André Hemer, Images Cast by the Sun installation view, 2019. Courtesy of the artist and Yavuz Gallery
In the essay, produced in collaboration with guest editor Tokyo-based Catherine Dale, writer Sharmini Aphrodite reviews the New Zealand/Austrian artist's recent show at Yavuz Gallery in Singapore. Images Cast by the Sun was the artist's third exhibition at Yavuz and featured both paintings and video works, based off digitally processed paint forms. Finding parallels between the paintings’ location in Singapore and their creation in Vienna, Aphrodite articulates their visceral qualities.
“To make these works, Hemer spent his evenings scanning three-dimensional paint forms outdoors, catching them with a flat-bed scanner as the light began to shift and fade. The digital scans were then recomposed, printed onto canvas, and layered again with paint. The result unfurled around the gallery, leaving the viewer with the sense they’d been hurled headlong into a fistfight of colour and light,” she writes.
“The works have, at their heart, the sky and the light that it casts. These are things that cannot be grasped but which are ever-present. Shifting between the intangible and the corporeal, between actual paint and scans of it, the works fit neatly within Hemer’s wider practice, which interrogates ‘the materiality and ontology of paint’.

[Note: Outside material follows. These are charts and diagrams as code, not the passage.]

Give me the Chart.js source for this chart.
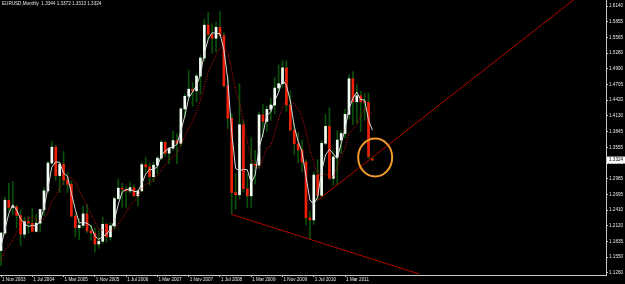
<!DOCTYPE html>
<html>
<head>
<meta charset="utf-8">
<title>EURUSD,Monthly</title>
<script src="https://cdn.jsdelivr.net/npm/chart.js@4.4.0/dist/chart.umd.min.js"></script>
<style>
  html, body { margin: 0; padding: 0; background: #000; }
  #wrap { position: relative; width: 625px; height: 284px; }
</style>
</head>
<body>
<div id="wrap"><canvas id="chart"></canvas></div>
<script>
// EURUSD monthly candles, one entry per month from Nov 2003 to Oct 2011
const header = 'EURUSD,Monthly  1.3344 1.3372 1.3313 1.3324';

const open = [
    1.1670, 1.1990,
    1.2590, 1.2460, 1.2470, 1.2310, 1.1970, 1.2200, 1.2170, 1.2020, 1.2170, 1.2420, 1.2760, 1.3270,
    1.3560, 1.3040, 1.3250, 1.2960, 1.2880, 1.2300, 1.2090, 1.2130, 1.2340, 1.2030, 1.1990, 1.1790,
    1.1840, 1.2150, 1.1920, 1.2120, 1.2620, 1.2810, 1.2790, 1.2760, 1.2820, 1.2670, 1.2760, 1.3240,
    1.3200, 1.3020, 1.3230, 1.3360, 1.3650, 1.3450, 1.3540, 1.3680, 1.3630, 1.4260, 1.4490, 1.4620,
    1.4590, 1.4860, 1.5190, 1.5790, 1.5620, 1.5550, 1.5750, 1.5600, 1.4680, 1.4090, 1.2730, 1.2690,
    1.3970, 1.2800, 1.2670, 1.3250, 1.3230, 1.4150, 1.4030, 1.4250, 1.4330, 1.4640, 1.4720, 1.5010,
    1.4330, 1.3870, 1.3620, 1.3510, 1.3290, 1.2270, 1.2230, 1.3050, 1.2680, 1.3630, 1.3940, 1.2990,
    1.3380, 1.3690, 1.3810, 1.4160, 1.4810, 1.4390, 1.4500, 1.4390, 1.4380, 1.3344
];
const high = [
    1.2000, 1.2650,
    1.2900, 1.2930, 1.2500, 1.2420, 1.2280, 1.2290, 1.2440, 1.2330, 1.2430, 1.2820, 1.3300, 1.3670,
    1.3590, 1.3280, 1.3480, 1.3100, 1.2940, 1.2350, 1.2260, 1.2480, 1.2510, 1.2140, 1.2080, 1.2040,
    1.2280, 1.2170, 1.2180, 1.2650, 1.2980, 1.2900, 1.2840, 1.2920, 1.2870, 1.2790, 1.3290, 1.3370,
    1.3270, 1.3290, 1.3390, 1.3680, 1.3660, 1.3550, 1.3850, 1.3810, 1.4280, 1.4530, 1.4970, 1.4750,
    1.4900, 1.5240, 1.5900, 1.6020, 1.5820, 1.5840, 1.6040, 1.5650, 1.4870, 1.4170, 1.3080, 1.4720,
    1.4060, 1.3070, 1.3740, 1.3500, 1.4200, 1.4340, 1.4310, 1.4450, 1.4840, 1.5060, 1.5140, 1.5140,
    1.4580, 1.3990, 1.3820, 1.3690, 1.3330, 1.2390, 1.3110, 1.3330, 1.3680, 1.4160, 1.4280, 1.3500,
    1.3860, 1.3860, 1.4250, 1.4880, 1.4940, 1.4700, 1.4580, 1.4550, 1.4550, 1.3372
];
const low = [
    1.1400, 1.1960,
    1.2390, 1.2320, 1.2080, 1.1760, 1.1900, 1.1990, 1.2010, 1.2010, 1.2010, 1.2310, 1.2730, 1.3250,
    1.2950, 1.2730, 1.2870, 1.2730, 1.2290, 1.1920, 1.1870, 1.2090, 1.1990, 1.1860, 1.1640, 1.1710,
    1.1800, 1.1820, 1.1860, 1.2070, 1.2600, 1.2460, 1.2460, 1.2720, 1.2660, 1.2480, 1.2750, 1.3100,
    1.2870, 1.2920, 1.3080, 1.3330, 1.3400, 1.3260, 1.3500, 1.3260, 1.3580, 1.4100, 1.4440, 1.4310,
    1.4380, 1.4530, 1.5130, 1.5520, 1.5280, 1.5300, 1.5570, 1.4660, 1.3900, 1.2330, 1.2420, 1.2620,
    1.2740, 1.2450, 1.2460, 1.2890, 1.3170, 1.3750, 1.3850, 1.4050, 1.4170, 1.4580, 1.4640, 1.4220,
    1.3860, 1.3430, 1.3270, 1.3110, 1.2140, 1.1876, 1.2150, 1.2590, 1.2640, 1.3600, 1.2970, 1.2860,
    1.2870, 1.3440, 1.3730, 1.4080, 1.3970, 1.4000, 1.3840, 1.4050, 1.3360, 1.3313
];
const close = [
    1.1990, 1.2590,
    1.2460, 1.2470, 1.2310, 1.1970, 1.2200, 1.2170, 1.2020, 1.2170, 1.2420, 1.2760, 1.3270, 1.3560,
    1.3040, 1.3250, 1.2960, 1.2880, 1.2300, 1.2090, 1.2130, 1.2340, 1.2030, 1.1990, 1.1790, 1.1840,
    1.2150, 1.1920, 1.2120, 1.2620, 1.2810, 1.2790, 1.2760, 1.2820, 1.2670, 1.2760, 1.3240, 1.3200,
    1.3020, 1.3230, 1.3360, 1.3650, 1.3450, 1.3540, 1.3680, 1.3630, 1.4260, 1.4490, 1.4620, 1.4590,
    1.4860, 1.5190, 1.5790, 1.5620, 1.5550, 1.5750, 1.5600, 1.4680, 1.4090, 1.2730, 1.2690, 1.3970,
    1.2800, 1.2670, 1.3250, 1.3230, 1.4150, 1.4030, 1.4250, 1.4330, 1.4640, 1.4720, 1.5010, 1.4330,
    1.3870, 1.3620, 1.3510, 1.3290, 1.2270, 1.2230, 1.3050, 1.2680, 1.3630, 1.3940, 1.2990, 1.3380,
    1.3690, 1.3810, 1.4160, 1.4810, 1.4390, 1.4500, 1.4390, 1.4380, 1.3390, 1.3324
];

// fast moving average (white line)
const maFast = [
    1.1743, 1.2057,
    1.2347, 1.2507, 1.2413, 1.2250, 1.2160, 1.2113, 1.2130, 1.2120, 1.2203, 1.2450, 1.2817, 1.3197,
    1.3290, 1.3283, 1.3083, 1.3030, 1.2713, 1.2423, 1.2173, 1.2187, 1.2167, 1.2120, 1.1937, 1.1873,
    1.1927, 1.1970, 1.2063, 1.2220, 1.2517, 1.2740, 1.2787, 1.2790, 1.2750, 1.2750, 1.2890, 1.3067,
    1.3153, 1.3150, 1.3203, 1.3413, 1.3487, 1.3547, 1.3557, 1.3617, 1.3857, 1.4127, 1.4457, 1.4567,
    1.4690, 1.4880, 1.5280, 1.5533, 1.5653, 1.5640, 1.5633, 1.5343, 1.4790, 1.3833, 1.3170, 1.3130,
    1.3153, 1.3147, 1.2907, 1.3050, 1.3543, 1.3803, 1.4143, 1.4203, 1.4407, 1.4563, 1.4790, 1.4687,
    1.4403, 1.3940, 1.3667, 1.3473, 1.3023, 1.2597, 1.2517, 1.2653, 1.3120, 1.3417, 1.3520, 1.3437,
    1.3353, 1.3627, 1.3887, 1.4260, 1.4453, 1.4567, 1.4427, 1.4423, 1.4053, 1.3870
];
// slow moving average (red dotted line)
const maSlow = [
    1.1486, 1.1666,
    1.1748, 1.1870, 1.2004, 1.2129, 1.2198, 1.2270, 1.2274, 1.2221, 1.2216, 1.2253, 1.2373, 1.2571,
    1.2676, 1.2811, 1.2929, 1.3018, 1.3003, 1.2919, 1.2776, 1.2624, 1.2498, 1.2340, 1.2194, 1.2064,
    1.2045, 1.2024, 1.2023, 1.2058, 1.2155, 1.2255, 1.2376, 1.2499, 1.2564, 1.2669, 1.2809, 1.2881,
    1.2908, 1.2963, 1.3038, 1.3141, 1.3239, 1.3336, 1.3391, 1.3445, 1.3600, 1.3758, 1.3915, 1.4033,
    1.4209, 1.4415, 1.4679, 1.4928, 1.5089, 1.5246, 1.5369, 1.5380, 1.5284, 1.4976, 1.4589, 1.4383,
    1.4039, 1.3654, 1.3360, 1.3179, 1.3186, 1.3349, 1.3544, 1.3589, 1.3819, 1.4075, 1.4295, 1.4433,
    1.4398, 1.4346, 1.4254, 1.4124, 1.3828, 1.3516, 1.3271, 1.3065, 1.3035, 1.3075, 1.3010, 1.3021,
    1.3199, 1.3396, 1.3535, 1.3801, 1.3896, 1.3966, 1.4141, 1.4268, 1.4230, 1.4169
];

// hand drawn trend lines: [bar index, price]
const trendLow = [[59, 1.2330], [107, 1.1240]];
const trendUp = [[81, 1.2590], [148, 1.6340]];
// orange circle around the last bars
const circleCenter = [95.7, 1.3371];
const lastPrice = 1.3324;

const xTickPos = [0, 8, 16, 24, 32, 40, 48, 56, 64, 72, 80, 88];
const xTickLabels = ['1 Nov 2003', '1 Jul 2004', '1 Mar 2005', '1 Nov 2005', '1 Jul 2006', '1 Mar 2007',
    '1 Nov 2007', '1 Jul 2008', '1 Mar 2009', '1 Nov 2009', '1 Jul 2010', '1 Mar 2011'];
const yTicks = [1.6140, 1.5855, 1.5565, 1.5280, 1.4990, 1.4705, 1.4420, 1.4130, 1.3845,
    1.3555, 1.3270, 1.2985, 1.2695, 1.2410, 1.2120, 1.1835, 1.1550, 1.1260];

const BULL = '#f2fff2';
const BEAR = '#f02008';
const WICK = '#0a4f0a';
const FONT = 'Liberation Sans';

function bodyColor(ctx) {
    const i = ctx.dataIndex;
    return close[i] >= open[i] ? BULL : BEAR;
}

// no label padding: the plot runs from x=0 to the price scale
function noPadding(s) {
    s.paddingLeft = 0;
    s.paddingRight = 0;
    s.paddingTop = 0;
    s.paddingBottom = 0;
}

const wicks = high.map((h, i) => ({ x: i, y: [low[i], h] }));
const bodies = open.map((o, i) => ({ x: i, y: [o, close[i]] }));
const fastPts = maFast.map((v, i) => ({ x: i, y: v }));
const slowPts = maSlow.map((v, i) => ({ x: i, y: v }));
const toPts = arr => arr.map(p => ({ x: p[0], y: p[1] }));

const overlay = {
    id: 'overlay',
    afterDraw(chart) {
        const ctx = chart.ctx;
        const xs = chart.scales.x, ys = chart.scales.y;
        const area = chart.chartArea;
        ctx.save();

        // circle
        ctx.beginPath();
        ctx.ellipse(xs.getPixelForValue(circleCenter[0]), ys.getPixelForValue(circleCenter[1]), 17, 19, 0, 0, Math.PI * 2);
        ctx.strokeStyle = '#f39a2a';
        ctx.lineWidth = 2;
        ctx.stroke();

        // header text
        ctx.font = '4.6px "' + FONT + '"';
        ctx.fillStyle = '#e6e6e6';
        ctx.textBaseline = 'top';
        ctx.textAlign = 'left';
        ctx.fillText(header, 2, 1);

        // current price box on the price scale
        const py = ys.getPixelForValue(lastPrice);
        ctx.fillStyle = '#ffffff';
        ctx.fillRect(area.right + 1, py - 3.5, 18, 7);
        ctx.fillStyle = '#000000';
        ctx.textBaseline = 'middle';
        ctx.fillText(lastPrice.toFixed(4), area.right + 3, py);
        ctx.restore();
    }
};

new Chart(document.getElementById('chart'), {
    type: 'bar',
    data: {
        datasets: [
            { type: 'line', data: toPts(trendLow), borderColor: '#b40000', borderWidth: 1, pointRadius: 0, order: 0 },
            { type: 'line', data: toPts(trendUp), borderColor: '#b40000', borderWidth: 1, pointRadius: 0, order: 0 },
            { type: 'line', data: fastPts, borderColor: '#d8d8d8', borderWidth: 1, pointRadius: 0, order: 1 },
            { type: 'line', data: slowPts, borderColor: '#e01010', borderWidth: 1, borderDash: [1, 1.5], pointRadius: 0, order: 2 },
            { data: bodies, backgroundColor: bodyColor, barThickness: 2, minBarLength: 1, grouped: false, order: 3 },
            { data: wicks, backgroundColor: WICK, barThickness: 1, grouped: false, order: 4 }
        ]
    },
    options: {
        responsive: true,
        maintainAspectRatio: false,
        devicePixelRatio: 1,
        animation: false,
        layout: { padding: 0 },
        plugins: {
            legend: { display: false },
            tooltip: { enabled: false },
            title: { display: false }
        },
        scales: {
            x: {
                type: 'linear',
                offset: false,
                min: -0.26,
                max: 154.74,
                afterBuildTicks: s => { s.ticks = xTickPos.map(v => ({ value: v })); },
                afterFit: s => { s.height = 9; noPadding(s); },
                ticks: {
                    autoSkip: false,
                    maxRotation: 0,
                    align: 'start',
                    labelOffset: 1,
                    padding: 0,
                    color: '#e6e6e6',
                    font: { family: FONT, size: 4.6 },
                    callback: (v, i) => xTickLabels[i]
                },
                grid: { display: true, drawOnChartArea: false, offset: false, tickLength: 2, color: '#c8c8c8' },
                border: { color: '#c8c8c8' }
            },
            y: {
                position: 'right',
                min: 1.1223,
                max: 1.6250,
                afterBuildTicks: s => { s.ticks = yTicks.map(v => ({ value: v })); },
                afterFit: s => { s.width = 19; noPadding(s); },
                ticks: {
                    padding: 1,
                    color: '#e6e6e6',
                    font: { family: FONT, size: 4.6 },
                    callback: v => v.toFixed(4)
                },
                grid: { display: true, drawOnChartArea: false, tickLength: 2, color: '#c8c8c8' },
                border: { color: '#c8c8c8' }
            }
        }
    },
    plugins: [overlay]
});
</script>
</body>
</html>
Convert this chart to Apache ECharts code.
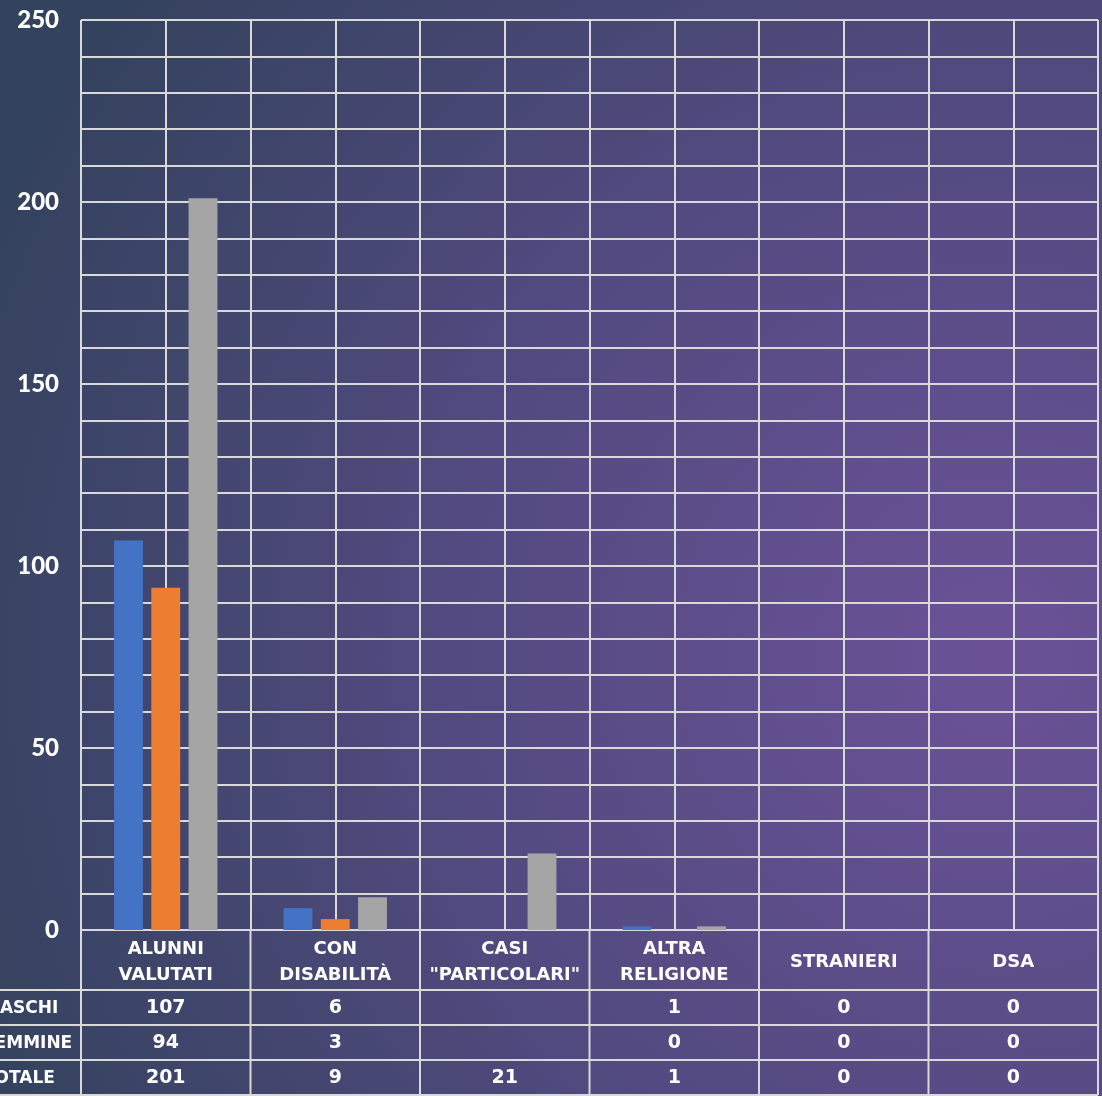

“To look at any one of the canvases in the exhibition is to stand in the presence of the past and the present, to be aware of the passing of time. The blurred-edges of the scans beneath the paint gesture to the semblance of memory and how it softens with time, yet tends to lurk behind the physical present.”
André Hemer
André Hemer (b. 1981) is a New Zealand/German artist who is currently based in Vienna, Austria. He holds a Master of Fine Arts (Distinction) from the University of Canterbury (2006) and a PhD (Painting) from the University of Sydney (2015). Hemer is the recipient of several awards including The National Contemporary Art Award, Waikato Museum (2011) and the Bold Horizons Contemporary Art Award (2011). In 2016 he was the Paramount Award Winner at The Wallace Art Awards, and recipient of the Arts Foundation New Generation award. His work has appeared at international art fairs such as the Melbourne Art Fair; Sydney Contemporary; Code Art Fair, Copenhagen; and Art Basel in Hong Kong, and features in public and private collections including the National Taiwan Museum of Fine Arts, Seoul Art Space Geumcheon, Wallace Arts Trust Collection, Christchurch Art Gallery Te Puna o Waiwhetū and Beth Rudin DeWoody Collection, Florida.